Directive –
Print the material below exactly as it stands, please, from its first line to the line holding "const yTicks = [0, 25];", with no pictures.

Source data –
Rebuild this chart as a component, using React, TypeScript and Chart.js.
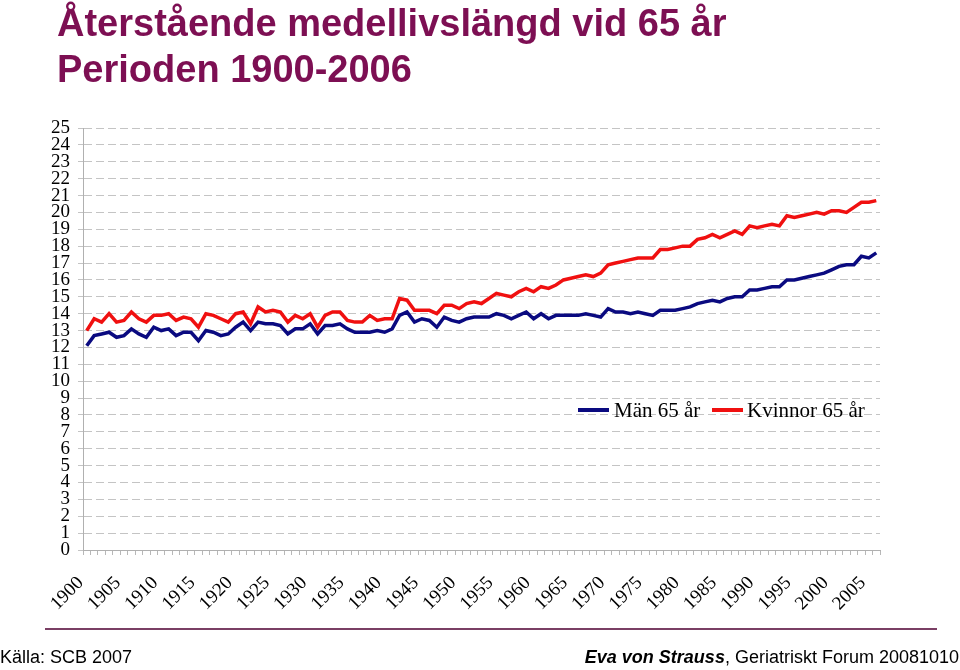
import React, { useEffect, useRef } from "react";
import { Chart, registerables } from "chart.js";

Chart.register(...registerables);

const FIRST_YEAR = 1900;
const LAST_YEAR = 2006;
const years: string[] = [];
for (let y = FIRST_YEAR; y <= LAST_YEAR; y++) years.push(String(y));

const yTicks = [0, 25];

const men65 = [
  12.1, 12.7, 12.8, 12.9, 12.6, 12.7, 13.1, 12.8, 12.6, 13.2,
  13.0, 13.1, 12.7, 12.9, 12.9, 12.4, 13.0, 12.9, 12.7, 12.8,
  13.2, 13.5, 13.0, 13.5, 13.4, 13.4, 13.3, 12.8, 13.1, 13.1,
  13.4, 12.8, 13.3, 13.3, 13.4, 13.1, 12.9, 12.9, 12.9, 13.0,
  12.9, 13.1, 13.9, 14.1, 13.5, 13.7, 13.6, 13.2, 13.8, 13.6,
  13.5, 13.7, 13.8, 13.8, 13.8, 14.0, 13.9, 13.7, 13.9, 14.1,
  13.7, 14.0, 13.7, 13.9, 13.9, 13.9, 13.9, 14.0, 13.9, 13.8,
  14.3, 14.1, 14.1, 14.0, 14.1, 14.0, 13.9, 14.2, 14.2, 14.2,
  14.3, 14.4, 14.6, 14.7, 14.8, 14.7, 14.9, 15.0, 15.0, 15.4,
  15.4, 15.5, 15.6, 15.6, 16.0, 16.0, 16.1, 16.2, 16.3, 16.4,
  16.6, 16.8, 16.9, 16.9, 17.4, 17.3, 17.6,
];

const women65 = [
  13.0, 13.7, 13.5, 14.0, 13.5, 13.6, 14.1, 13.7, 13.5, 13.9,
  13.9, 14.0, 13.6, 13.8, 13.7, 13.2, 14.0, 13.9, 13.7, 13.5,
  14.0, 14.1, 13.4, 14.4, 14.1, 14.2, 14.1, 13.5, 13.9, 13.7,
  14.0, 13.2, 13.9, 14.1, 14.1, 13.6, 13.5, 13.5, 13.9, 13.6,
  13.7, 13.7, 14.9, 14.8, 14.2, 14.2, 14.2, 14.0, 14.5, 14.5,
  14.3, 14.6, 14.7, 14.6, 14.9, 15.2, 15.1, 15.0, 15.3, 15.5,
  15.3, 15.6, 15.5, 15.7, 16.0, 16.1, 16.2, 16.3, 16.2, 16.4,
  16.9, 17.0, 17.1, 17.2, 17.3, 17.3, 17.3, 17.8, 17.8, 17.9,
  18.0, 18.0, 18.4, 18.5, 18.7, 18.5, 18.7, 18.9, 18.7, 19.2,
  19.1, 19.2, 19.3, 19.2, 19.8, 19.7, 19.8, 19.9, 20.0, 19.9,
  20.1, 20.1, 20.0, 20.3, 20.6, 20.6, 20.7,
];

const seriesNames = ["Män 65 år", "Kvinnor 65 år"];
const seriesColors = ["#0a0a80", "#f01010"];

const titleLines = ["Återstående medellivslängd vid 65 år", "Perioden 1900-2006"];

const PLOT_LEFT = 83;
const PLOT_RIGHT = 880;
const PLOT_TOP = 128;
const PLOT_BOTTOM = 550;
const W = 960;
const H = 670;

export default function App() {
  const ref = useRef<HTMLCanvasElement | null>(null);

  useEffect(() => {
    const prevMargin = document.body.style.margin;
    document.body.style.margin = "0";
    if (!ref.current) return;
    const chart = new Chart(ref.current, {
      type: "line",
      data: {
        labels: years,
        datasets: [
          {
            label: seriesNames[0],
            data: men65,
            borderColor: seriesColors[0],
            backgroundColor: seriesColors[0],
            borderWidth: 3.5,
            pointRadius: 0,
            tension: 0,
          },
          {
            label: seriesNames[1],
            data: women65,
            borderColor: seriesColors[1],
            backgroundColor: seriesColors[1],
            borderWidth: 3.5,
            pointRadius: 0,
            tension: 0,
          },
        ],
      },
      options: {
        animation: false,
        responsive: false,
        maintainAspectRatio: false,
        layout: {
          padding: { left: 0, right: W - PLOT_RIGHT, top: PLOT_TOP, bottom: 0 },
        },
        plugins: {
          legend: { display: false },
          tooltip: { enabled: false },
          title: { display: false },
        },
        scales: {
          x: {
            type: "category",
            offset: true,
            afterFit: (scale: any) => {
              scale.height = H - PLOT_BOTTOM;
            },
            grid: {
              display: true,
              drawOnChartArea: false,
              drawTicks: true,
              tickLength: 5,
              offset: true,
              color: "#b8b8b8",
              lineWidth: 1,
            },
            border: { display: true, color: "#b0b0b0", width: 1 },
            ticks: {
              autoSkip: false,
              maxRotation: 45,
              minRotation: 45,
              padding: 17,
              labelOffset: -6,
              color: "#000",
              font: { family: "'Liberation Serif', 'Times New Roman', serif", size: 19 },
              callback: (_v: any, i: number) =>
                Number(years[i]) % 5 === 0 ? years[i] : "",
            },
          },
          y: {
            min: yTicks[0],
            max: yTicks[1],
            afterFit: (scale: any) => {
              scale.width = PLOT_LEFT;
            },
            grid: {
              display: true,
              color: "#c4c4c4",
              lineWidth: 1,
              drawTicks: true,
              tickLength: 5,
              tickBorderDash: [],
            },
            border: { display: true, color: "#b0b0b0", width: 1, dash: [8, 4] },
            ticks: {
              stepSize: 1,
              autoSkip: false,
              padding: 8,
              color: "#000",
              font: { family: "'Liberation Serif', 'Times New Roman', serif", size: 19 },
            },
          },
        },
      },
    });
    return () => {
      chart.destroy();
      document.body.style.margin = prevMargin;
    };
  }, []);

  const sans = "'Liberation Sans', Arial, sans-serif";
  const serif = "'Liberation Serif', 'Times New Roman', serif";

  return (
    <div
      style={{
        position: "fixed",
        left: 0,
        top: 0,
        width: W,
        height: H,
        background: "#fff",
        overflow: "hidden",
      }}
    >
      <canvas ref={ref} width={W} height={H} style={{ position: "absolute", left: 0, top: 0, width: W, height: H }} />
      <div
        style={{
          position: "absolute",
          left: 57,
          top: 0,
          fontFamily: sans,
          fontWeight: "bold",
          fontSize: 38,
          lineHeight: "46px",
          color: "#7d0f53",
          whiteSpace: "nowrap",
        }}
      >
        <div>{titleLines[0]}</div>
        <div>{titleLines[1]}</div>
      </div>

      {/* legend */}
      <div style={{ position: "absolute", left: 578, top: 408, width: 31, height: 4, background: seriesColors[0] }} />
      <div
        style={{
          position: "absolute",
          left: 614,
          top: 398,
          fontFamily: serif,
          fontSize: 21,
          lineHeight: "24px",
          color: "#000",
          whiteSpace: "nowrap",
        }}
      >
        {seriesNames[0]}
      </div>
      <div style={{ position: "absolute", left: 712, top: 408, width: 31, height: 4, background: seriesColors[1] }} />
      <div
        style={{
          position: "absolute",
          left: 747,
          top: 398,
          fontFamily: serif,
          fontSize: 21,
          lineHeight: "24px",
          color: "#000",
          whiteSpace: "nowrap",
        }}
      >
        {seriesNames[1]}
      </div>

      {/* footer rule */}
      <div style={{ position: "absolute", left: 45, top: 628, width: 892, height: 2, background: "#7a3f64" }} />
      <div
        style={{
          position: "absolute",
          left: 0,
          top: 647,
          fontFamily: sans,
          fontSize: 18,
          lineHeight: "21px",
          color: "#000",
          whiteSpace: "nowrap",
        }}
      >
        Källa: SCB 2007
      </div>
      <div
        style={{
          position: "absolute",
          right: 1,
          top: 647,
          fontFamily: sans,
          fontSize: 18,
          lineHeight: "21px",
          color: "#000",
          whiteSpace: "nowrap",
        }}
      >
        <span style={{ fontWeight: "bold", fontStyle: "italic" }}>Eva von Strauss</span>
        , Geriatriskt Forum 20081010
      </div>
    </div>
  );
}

Correct output –
Rebuild this chart as a component, using React, TypeScript and Chart.js.
import React, { useEffect, useRef } from "react";
import { Chart, registerables } from "chart.js";

Chart.register(...registerables);

const FIRST_YEAR = 1900;
const LAST_YEAR = 2006;
const years: string[] = [];
for (let y = FIRST_YEAR; y <= LAST_YEAR; y++) years.push(String(y));

const yTicks = [0, 25];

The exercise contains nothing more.